## Aim
Would you write out the listing verbatim and skip every picture in it?

== Information shown ==

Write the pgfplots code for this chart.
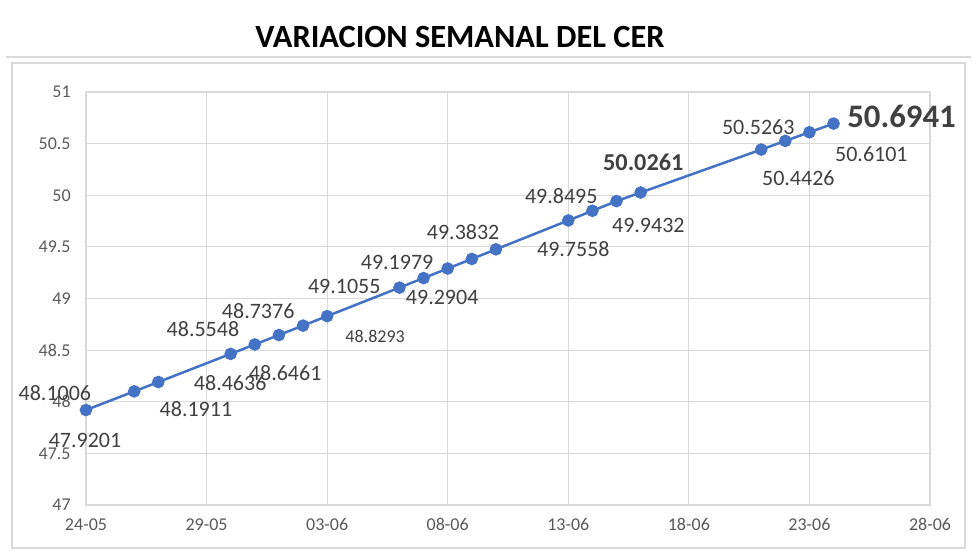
\documentclass[border=0pt]{standalone}
\usepackage{fontspec}
\setmainfont{Carlito}
\usepackage{pgfplots}
\pgfplotsset{compat=1.18}
\definecolor{cerblue}{HTML}{4472C4}
\definecolor{lblgray}{HTML}{404040}
\definecolor{tickgray}{HTML}{595959}
\definecolor{gridgray}{HTML}{D9D9D9}
\tikzset{lbl/.style={font=\fontsize{16.5}{18}\selectfont, text=lblgray, inner sep=0pt}}
\begin{document}
\begin{tikzpicture}[x=1pt,y=1pt]
\path[use as bounding box] (-64.5,-39) rectangle (670.5,378.75);
\draw[gridgray, line width=1.2pt] (-55.5,-32.25) rectangle (659.25,331.5);
\draw[gridgray, line width=0.8pt] (-60,336) -- (664,336);
\node[font=\bfseries\fontsize{24.3}{28}\selectfont, text=black] at (280.5,351) {VARIACION SEMANAL DEL CER};
\begin{axis}[
  at={(0,0)}, anchor=south west,
  scale only axis, width=633pt, height=309.75pt,
  xmin=0, xmax=35, ymin=47, ymax=51,
  xtick={0,5,10,15,20,25,30,35},
  xticklabels={24-05,29-05,03-06,08-06,13-06,18-06,23-06,28-06},
  ytick={47,47.5,48,48.5,49,49.5,50,50.5,51},
  yticklabels={47,47.5,48,48.5,49,49.5,50,50.5,51},
  xmajorgrids, ymajorgrids,
  grid style={gridgray, line width=0.8pt},
  axis line style={gridgray, line width=0.8pt},
  major tick length=0pt,
  tick label style={font=\fontsize{13.5}{15}\selectfont, text=tickgray},
  yticklabel style={xshift=-8pt},
  xticklabel style={yshift=-6.5pt},
  clip=false,
]
\addplot[cerblue, line width=1.9pt, mark=*, mark size=3.75pt, mark options={fill=cerblue, draw=cerblue}] table {
x y
0 47.9201
2 48.1006
3 48.1911
6 48.4636
7 48.5548
8 48.6461
9 48.7376
10 48.8293
13 49.1055
14 49.1979
15 49.2904
16 49.3832
17 49.4763
20 49.7558
21 49.8495
22 49.9432
23 50.0261
28 50.4426
29 50.5263
30 50.6101
31 50.6941
};
\node[lbl] at (axis cs:-0.04,47.63) {47.9201};
\node[lbl] at (axis cs:-1.29,48.085) {48.1006};
\node[lbl] at (axis cs:4.56,47.93) {48.1911};
\node[lbl] at (axis cs:5.98,48.18) {48.4636};
\node[lbl] at (axis cs:4.85,48.70) {48.5548};
\node[lbl] at (axis cs:8.26,48.28) {48.6461};
\node[lbl] at (axis cs:7.14,48.88) {48.7376};
\node[lbl, font=\fontsize{13.5}{15}\selectfont] at (axis cs:11.99,48.63) {48.8293};
\node[lbl] at (axis cs:10.71,49.12) {49.1055};
\node[lbl] at (axis cs:12.90,49.35) {49.1979};
\node[lbl] at (axis cs:14.77,49.01) {49.2904};
\node[lbl] at (axis cs:15.64,49.64) {49.3832};
\node[lbl] at (axis cs:19.71,49.99) {49.8495};
\node[lbl] at (axis cs:20.21,49.48) {49.7558};
\node[lbl, font=\bfseries\fontsize{18.2}{20}\selectfont] at (axis cs:23.11,50.32) {50.0261};
\node[lbl] at (axis cs:23.32,49.71) {49.9432};
\node[lbl] at (axis cs:27.88,50.66) {50.5263};
\node[lbl] at (axis cs:29.54,50.17) {50.4426};
\node[lbl] at (axis cs:32.57,50.40) {50.6101};
\node[lbl, font=\bfseries\fontsize{24.6}{27}\selectfont] at (axis cs:33.82,50.76) {50.6941};
\end{axis}
\end{tikzpicture}
\end{document}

===

## Answer to this task
Write the pgfplots code for this chart.
\documentclass[border=0pt]{standalone}
\usepackage{fontspec}
\setmainfont{Carlito}
\usepackage{pgfplots}
\pgfplotsset{compat=1.18}
\definecolor{cerblue}{HTML}{4472C4}
\definecolor{lblgray}{HTML}{404040}
\definecolor{tickgray}{HTML}{595959}
\definecolor{gridgray}{HTML}{D9D9D9}
\tikzset{lbl/.style={font=\fontsize{16.5}{18}\selectfont, text=lblgray, inner sep=0pt}}
\begin{document}
\begin{tikzpicture}[x=1pt,y=1pt]
\path[use as bounding box] (-64.5,-39) rectangle (670.5,378.75);
\draw[gridgray, line width=1.2pt] (-55.5,-32.25) rectangle (659.25,331.5);
\draw[gridgray, line width=0.8pt] (-60,336) -- (664,336);
\node[font=\bfseries\fontsize{24.3}{28}\selectfont, text=black] at (280.5,351) {VARIACION SEMANAL DEL CER};
\begin{axis}[
  at={(0,0)}, anchor=south west,
  scale only axis, width=633pt, height=309.75pt,
  xmin=0, xmax=35, ymin=47, ymax=51,
  xtick={0,5,10,15,20,25,30,35},
  xticklabels={24-05,29-05,03-06,08-06,13-06,18-06,23-06,28-06},
  ytick={47,47.5,48,48.5,49,49.5,50,50.5,51},
  yticklabels={47,47.5,48,48.5,49,49.5,50,50.5,51},
  xmajorgrids, ymajorgrids,
  grid style={gridgray, line width=0.8pt},
  axis line style={gridgray, line width=0.8pt},
  major tick length=0pt,
  tick label style={font=\fontsize{13.5}{15}\selectfont, text=tickgray},
  yticklabel style={xshift=-8pt},
  xticklabel style={yshift=-6.5pt},
  clip=false,
]
\addplot[cerblue, line width=1.9pt, mark=*, mark size=3.75pt, mark options={fill=cerblue, draw=cerblue}] table {
x y
0 47.9201
2 48.1006
3 48.1911
6 48.4636
7 48.5548
8 48.6461
9 48.7376
10 48.8293
13 49.1055
14 49.1979
15 49.2904
16 49.3832
17 49.4763
20 49.7558
21 49.8495
22 49.9432
23 50.0261
28 50.4426
29 50.5263
30 50.6101
31 50.6941
};
\node[lbl] at (axis cs:-0.04,47.63) {47.9201};
\node[lbl] at (axis cs:-1.29,48.085) {48.1006};
\node[lbl] at (axis cs:4.56,47.93) {48.1911};
\node[lbl] at (axis cs:5.98,48.18) {48.4636};
\node[lbl] at (axis cs:4.85,48.70) {48.5548};
\node[lbl] at (axis cs:8.26,48.28) {48.6461};
\node[lbl] at (axis cs:7.14,48.88) {48.7376};
\node[lbl, font=\fontsize{13.5}{15}\selectfont] at (axis cs:11.99,48.63) {48.8293};
\node[lbl] at (axis cs:10.71,49.12) {49.1055};
\node[lbl] at (axis cs:12.90,49.35) {49.1979};
\node[lbl] at (axis cs:14.77,49.01) {49.2904};
\node[lbl] at (axis cs:15.64,49.64) {49.3832};
\node[lbl] at (axis cs:19.71,49.99) {49.8495};
\node[lbl] at (axis cs:20.21,49.48) {49.7558};
\node[lbl, font=\bfseries\fontsize{18.2}{20}\selectfont] at (axis cs:23.11,50.32) {50.0261};
\node[lbl] at (axis cs:23.32,49.71) {49.9432};
\node[lbl] at (axis cs:27.88,50.66) {50.5263};
\node[lbl] at (axis cs:29.54,50.17) {50.4426};
\node[lbl] at (axis cs:32.57,50.40) {50.6101};
\node[lbl, font=\bfseries\fontsize{24.6}{27}\selectfont] at (axis cs:33.82,50.76) {50.6941};
\end{axis}
\end{tikzpicture}
\end{document}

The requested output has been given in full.